Cleveland Guardians' Bo Naylor during a baseball game Monday, July 3, 2023, in Cleveland.
Sue Ogrocki
/
AP
Cleveland Guardians catcher Bo Naylor during a baseball game Monday, July 3, 2023, in Cleveland.

The Guardians selected 19 players in this week’s Major League Baseball draft, including 18-year-old California high school catcher/first baseman Ralphy Velazquez with the 23rd overall pick.

As a team with one of the lowest payrolls in the major leagues, the Guardians rely heavily on the draft and developing players. In fact, they’ve brought up a number of players from the minors this season, including catcher Bo Naylor and pitchers Gavin Williams and Tanner Bibee.

Ideastream Public Media's sports commentator Terry Pluto believes it’s one of the toughest drafts in pro sports.

“Only 25% of all players who are drafted ever reached the major leagues,” Pluto said.

That’s because there are more than 600 high school and college players selected over 20 rounds, and they spend years working their way up through the minor leagues. Bo Naylor was drafted in 2018 and Williams and Bibee in 2021.

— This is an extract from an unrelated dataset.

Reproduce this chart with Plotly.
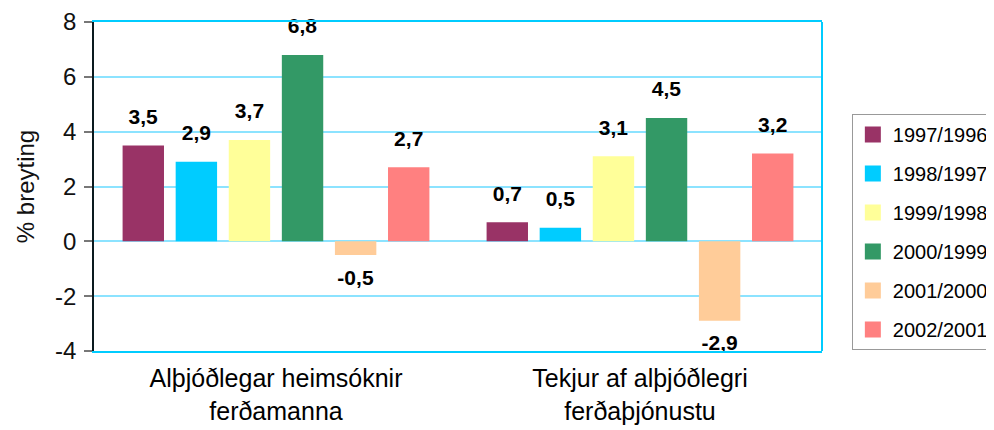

Pluto said scouting all of those players is tough, and scouts often get it wrong. Take, for example, Cy Young Award-winning pitcher Shane Bieber, who was a 2016 fourth-round pick out of the University of California, Santa Barbara.

“I went to Baseball America, which actually does the best job on scouting reports and things and talking to people in the industry. They said he has very good control, he has a lot of poise and he might make a bottom-of-the-rotation starter. It's like it's always iffy. Well, wrong,” Pluto said.

It was a similar scouting report for current starter and 2021 fourth-round pick Tanner Bibee.

“Very similar things that they said about Shane Bieber. 'He might be okay, maybe not.' Well, he was in the minors for one year and six weeks, and he's come and pitched very well for the Guardians," Pluto said. "Because, by the way, the Guardians like college pitchers with good control and think they could develop them — that’s their kind of thing. As opposed to a lot of other teams (that) just look at those raw radar guns. Is he throwing 97 miles an hour, 98 miles an hour?”

And Pluto said with each team picking around 20 players, there are plenty of misses.

“Daniel Espino, their top pick of a few years ago. I mean, this guy is throwing 98 miles an hour. You look at him, you think he's going straight to the Hall of Fame. Breaking ball, the whole thing," Pluto said. "In the last two years, he's thrown 12 innings and he's gone through a shoulder thing now. And that's part of what makes the draft hard is a lot of these pitchers get hurt. You really may have taken the right guy talent wise, but there's arm problems and other things that arise.”

While the Guardians have been able to develop pitchers, they’ve struggled when it comes to finding hitters.

“For three straight years in the first round, these are some names that might be familiar to hardcore fans. They took Tyler Naquin, Clint Frazier, and then they took Bradley Zimmer. All three have been in the big leagues. None have been a star. They've done much better off trading for other people's hitters like Josh Naylor (Bo's brother). They picked him up from the San Diego Padres,” Pluto said.

Pluto said he draws on something Guardians manager Terry Francona once told him.

“His theory is most hitters need a minimum of 1,200 at bats in the minor leagues to be Major League ready. That's at least three full years in the minors,” Pluto said. "If they get three players out of their top 10, I'm talking about the Guardians, that they took this year, drafted, and they become viable big league players, they should hold a party."

Pluto said the MLB draft is a hit-or-miss process.

“The other aspect, of course, where they bring a lot of players now in is from Latin America, and that's a whole different form of scouting. But you would think in the United States, where you're able to look at all the college programs and the high school programs, that you would do a better job at identifying big league players. They've been at this forever and they still don't have a lot of answers,” Pluto said.